For many women, planning how and where they want to give birth is a comforting way to prepare for the arrival of a child, but as several high-profile women have recently revealed, it doesn’t always go to plan.
In January, Serena Williams told American Vogue about the trauma of giving birth to her daughter Alexis via emergency C-section, something which led her to be hospitalised following complications following a pulmonary embolism.
Now, Jessica Biel has also opened up about her own experience giving birth to two-year-old son Silas, who was also born via emergency C-section. Speaking to Connie Way, the author of The Nannie Connie Way: Secrets to Mastering the First Four Months of Parenthood, she explained how her perfect birthday plan didn’t end up happening: ‘We had two midwives, one doula, one meditation birthing class, a ton of hippie baby books, and a lovely home in the Hollywood Hills that we had turned into a labor training facility we called The Octagon. When all our plans fell apart and the serene, natural childbirth we had envisioned ended with a transfer to the hospital and an emergency C-section, we arrived home exhausted, disillusioned, and totally in shock.’
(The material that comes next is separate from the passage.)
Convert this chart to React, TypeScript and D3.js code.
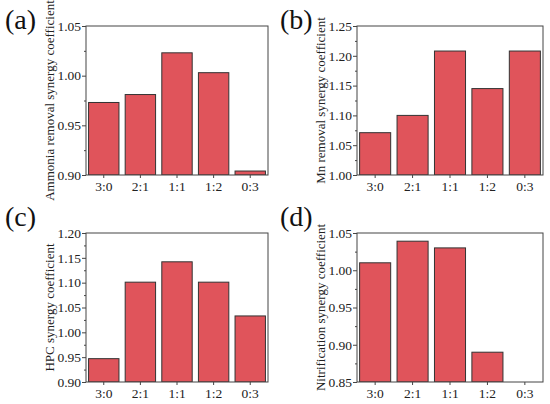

Biel also reveals how Simpson coached her and husband Justin Timberlake through the first few months post-birth, even encouraging them to go on date nights: ‘She held my hand and head as I sobbed and ached through postpartum… She consoled my husband and me when we were tortured by sleepless nights and were zombies of our former selves. She forced us out of the house for date nights because it was important to connect again as adults.’
These stories are important not only because they dispel the myth of the ‘perfect’ birth, but they also prepare women for the worst, as well as comforting them if their own birth doesn’t go exactly to plan. It is important to see that a C-section is not a failure, but a reality for most women: in the US, 1 in 3 babies arrive via the procedure.
Indeed, there has been more talk recently around using the term ‘natural birth’, as if it is the only way to properly give birth. Last August, there were calls for midwives to end their campaign promoting ‘normal births’, and instead change the language used to describe births without medical interventions. They are now referred to as ‘physiological births’. As Professor Cathy Warwick, chief executive of the Royal College of Midwives told The Times at the time, ‘What we don’t want to do is in any way contribute to any sense that a woman has failed because she hasn’t had a normal birth. Unfortunately that seems to be how some women feel.’ Stories like Biel’s and Williams’ will only go further to dispel these myths.